Como paradigma de este “progreso retrógrado” hacia el que nos llevan la modernidad y el capitalismo, el olivar superintensivo ha llegado al desierto de Tabernas, a unos 40 kilómetros al Norte de Almería. Después de la crisis financiera de 2007 se ha invertido allí para instalar 6000 hectáreas de olivar superintensivo alrededor del último oasis del continente europeo, que depende del acuífero del que mana el río Aguas. El Plan Hidrológico de la Demarcación de Cuencas 2015-2019 reconoce que la situación es “dramática”, con una sobreexplotación de entre un 300 y un 400% anual. El agotamiento del acuífero se prevé en menos de 10 años. Algunos núcleos de población de la comarca de Sorbas han tenido que abastecerse con cubas porque las explotaciones de olivar los ha dejado sin agua.

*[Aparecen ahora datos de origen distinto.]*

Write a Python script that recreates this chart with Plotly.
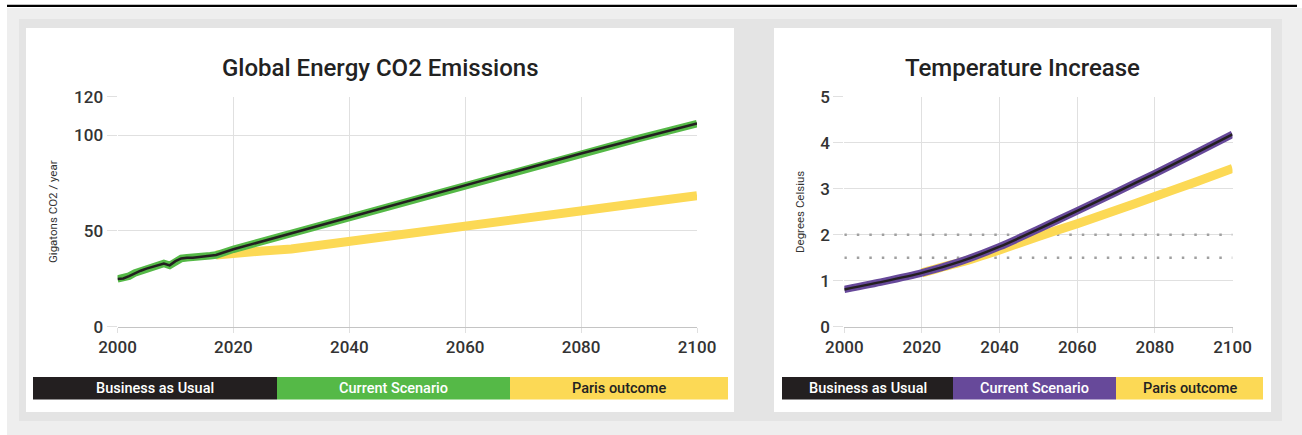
import plotly.graph_objects as go

# ---------------- data ----------------
emis_years = [2000, 2001, 2002, 2003, 2004, 2005, 2006, 2007, 2008, 2009, 2010,
              2011, 2012, 2013, 2014, 2015, 2016, 2017, 2020, 2030, 2040, 2050,
              2060, 2070, 2080, 2090, 2100]
bau_emis = [24.9, 25.2, 26.4, 28.0, 29.2, 30.3, 31.2, 32.2, 33.0, 32.0, 34.2,
            35.6, 36.0, 36.0, 36.3, 36.8, 37.0, 37.4, 40.4, 48.8, 57.2, 65.6,
            74.0, 82.2, 90.4, 98.2, 106.0]
current_emis = [24.9, 25.2, 26.4, 28.0, 29.2, 30.3, 31.2, 32.2, 33.0, 32.0, 34.2,
                35.6, 36.0, 36.0, 36.3, 36.8, 37.0, 37.4, 40.4, 48.8, 57.2, 65.6,
                74.0, 82.2, 90.4, 98.2, 106.0]
paris_emis_years = [2017, 2020, 2025, 2030, 2040, 2050, 2060, 2070, 2080, 2090, 2100]
paris_emis = [37.4, 38.5, 39.5, 40.5, 44.3, 48.2, 52.2, 56.3, 60.4, 64.4, 68.4]

temp_years = [2000, 2010, 2020, 2030, 2040, 2050, 2060, 2070, 2080, 2090, 2100]
bau_temp = [0.81, 0.98, 1.17, 1.42, 1.74, 2.12, 2.52, 2.92, 3.33, 3.75, 4.18]
current_temp = [0.81, 0.98, 1.17, 1.42, 1.74, 2.12, 2.52, 2.92, 3.33, 3.75, 4.18]
paris_temp_years = [2020, 2025, 2030, 2040, 2050, 2060, 2070, 2080, 2090, 2100]
paris_temp = [1.17, 1.29, 1.40, 1.67, 1.96, 2.24, 2.53, 2.83, 3.13, 3.44]
temp_limits = [1.5, 2.0]
limit_span = [2000, 2100]

x_ticks = [2000, 2020, 2040, 2060, 2080, 2100]
emis_ticks = [0, 50, 100, 120]
temp_ticks = [0, 1, 2, 3, 4, 5]

legend_labels = ["Business as Usual", "Current Scenario", "Paris outcome"]

# ---------------- styles ----------------
W, H = 1302, 435
BLACK = "#231f20"
GREEN = "#55b947"
PURPLE = "#67499a"
YELLOW = "#fcd955"
GRID = "#e0e0e0"
FONT = "Roboto"


def px(x):
    return x / W


def py(y):
    return 1 - y / H


fig = go.Figure()

# Emissions chart
fig.add_trace(go.Scatter(x=paris_emis_years, y=paris_emis, mode="lines",
                         line=dict(color=YELLOW, width=9), xaxis="x", yaxis="y",
                         hoverinfo="skip"))
fig.add_trace(go.Scatter(x=emis_years, y=current_emis, mode="lines",
                         line=dict(color=GREEN, width=7.5), xaxis="x", yaxis="y",
                         hoverinfo="skip"))
fig.add_trace(go.Scatter(x=emis_years, y=bau_emis, mode="lines",
                         line=dict(color=BLACK, width=2.5), xaxis="x", yaxis="y",
                         hoverinfo="skip"))

# Temperature chart
for lim in temp_limits:
    fig.add_trace(go.Scatter(x=limit_span, y=[lim, lim], mode="lines",
                             line=dict(color="#a0a0a0", width=2.5, dash="2.5px,10px"),
                             xaxis="x2", yaxis="y2", hoverinfo="skip"))
fig.add_trace(go.Scatter(x=paris_temp_years, y=paris_temp, mode="lines",
                         line=dict(color=YELLOW, width=9, shape="spline", smoothing=0.6),
                         xaxis="x2", yaxis="y2", hoverinfo="skip"))
fig.add_trace(go.Scatter(x=temp_years, y=current_temp, mode="lines",
                         line=dict(color=PURPLE, width=7.5, shape="spline", smoothing=0.6),
                         xaxis="x2", yaxis="y2", hoverinfo="skip"))
fig.add_trace(go.Scatter(x=temp_years, y=bau_temp, mode="lines",
                         line=dict(color=BLACK, width=2.5, shape="spline", smoothing=0.6),
                         xaxis="x2", yaxis="y2", hoverinfo="skip"))

axis_common = dict(
    showgrid=True, gridcolor=GRID, gridwidth=1, zeroline=False,
    ticks="outside", tickcolor=GRID, tickwidth=1,
    tickfont=dict(family=FONT, size=17, color="#333333", weight=500),
    fixedrange=True, automargin=False,
)

shapes = []
# page background / containers
shapes.append(dict(type="rect", xref="paper", yref="paper", x0=px(7), x1=px(1302),
                   y0=py(435), y1=py(8), fillcolor="#eeeeee", line_width=0, layer="below"))
shapes.append(dict(type="rect", xref="paper", yref="paper", x0=px(19), x1=px(1282),
                   y0=py(421), y1=py(19), fillcolor="#e4e4e4", line_width=0, layer="below"))
shapes.append(dict(type="rect", xref="paper", yref="paper", x0=px(26), x1=px(734),
                   y0=py(412), y1=py(28), fillcolor="white", line_width=0, layer="below"))
shapes.append(dict(type="rect", xref="paper", yref="paper", x0=px(774), x1=px(1271),
                   y0=py(412), y1=py(28), fillcolor="white", line_width=0, layer="below"))
shapes.append(dict(type="rect", xref="paper", yref="paper", x0=px(7), x1=px(1297),
                   y0=py(7), y1=py(4.7), fillcolor="black", line_width=0, layer="below"))

annotations = []
# legend bars
left_legend = [(33, 277, BLACK, "white"), (277, 510, GREEN, "white"), (510, 728, YELLOW, "#222222")]
right_legend = [(782, 953, BLACK, "white"), (953, 1116, PURPLE, "white"), (1116, 1263, YELLOW, "#222222")]
for segs in (left_legend, right_legend):
    for (x0, x1, col, tcol), lab in zip(segs, legend_labels):
        shapes.append(dict(type="rect", xref="paper", yref="paper", x0=px(x0), x1=px(x1),
                           y0=py(399.5), y1=py(377), fillcolor=col, line_width=0, layer="below"))
        annotations.append(dict(x=px((x0 + x1) / 2), y=py(388.3), xref="paper", yref="paper",
                                text=lab, showarrow=False, xanchor="center", yanchor="middle",
                                font=dict(family=FONT, size=14.5, color=tcol, weight=500)))

# titles
annotations.append(dict(x=px(380.5), y=py(68), xref="paper", yref="paper",
                        text="Global Energy CO2 Emissions", showarrow=False,
                        xanchor="center", yanchor="middle",
                        font=dict(family=FONT, size=24, color="#222222", weight=500)))
annotations.append(dict(x=px(1022), y=py(68), xref="paper", yref="paper",
                        text="Temperature Increase", showarrow=False,
                        xanchor="center", yanchor="middle",
                        font=dict(family=FONT, size=24, color="#222222", weight=500)))
# axis titles
annotations.append(dict(x=px(53), y=py(212), xref="paper", yref="paper",
                        text="Gigatons CO2 / year", showarrow=False, textangle=-90,
                        xanchor="center", yanchor="middle",
                        font=dict(family=FONT, size=11.5, color="#333333")))
annotations.append(dict(x=px(800), y=py(212), xref="paper", yref="paper",
                        text="Degrees Celsius", showarrow=False, textangle=-90,
                        xanchor="center", yanchor="middle",
                        font=dict(family=FONT, size=11.5, color="#333333")))

fig.update_layout(
    width=W, height=H, autosize=False,
    margin=dict(l=0, r=0, t=0, b=0, pad=0, autoexpand=False),
    paper_bgcolor="white", plot_bgcolor="rgba(0,0,0,0)",
    showlegend=False,
    xaxis=dict(domain=[px(117.5), px(697)], range=[2000, 2100], tickvals=x_ticks,
               ticklen=5, showline=True, linecolor="#c4c4c4", linewidth=1,
               anchor="y", **axis_common),
    yaxis=dict(domain=[py(326.7), py(96.7)], range=[0, 120], tickvals=emis_ticks,
               ticklen=10, anchor="x", **axis_common),
    xaxis2=dict(domain=[px(844.3), px(1232.5)], range=[2000, 2100], tickvals=x_ticks,
                ticklen=5, showline=True, linecolor="#c4c4c4", linewidth=1,
                anchor="y2", **axis_common),
    yaxis2=dict(domain=[py(326.7), py(96.7)], range=[0, 5], tickvals=temp_ticks,
                ticklen=10, anchor="x2", **axis_common),
    shapes=shapes,
    annotations=annotations,
)

fig.write_html(
    "out.html",
    config={"displayModeBar": False, "staticPlot": True},
    post_script="document.body.style.margin='0';document.body.style.overflow='hidden';",
)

En noviembre de 2017 el Tribunal Internacional por los Derechos de la Naturaleza ha dictado una sentencia –no vinculante-, contra la sobreexplotación del acuífero, culpando a las explotaciones superintensivas de olivar y a las administraciones de la situación y afirmando que “se violan los derechos de los sistemas ecológicos de Almería y los Derechos Humanos de los habitantes locales incluidos los derechos de las generaciones futuras”.

La crisis y el desmoronamiento de uno de los grandes relatos de la civilización industrial, el mito del progreso, especialmente evidente en realidades periféricas como la de Andalucía, para las que modernización viene siendo desde hace siglos profundizar en la adaptación a necesidades ajenas, pone en cuestión los pilares que sostienen ideológicamente a la modernidad y el capitalismo. Esta evidencia nos pone por delante la tarea colectiva de deconstruir esos grandes relatos que vienen nutriendo no sólo a la ideología más “conservadora” sino también a la de la izquierda tradicional y a la vez cooperar para que puedan prosperar otras maneras de entender la vida y de vivir que nos permitan evitar la barbarie.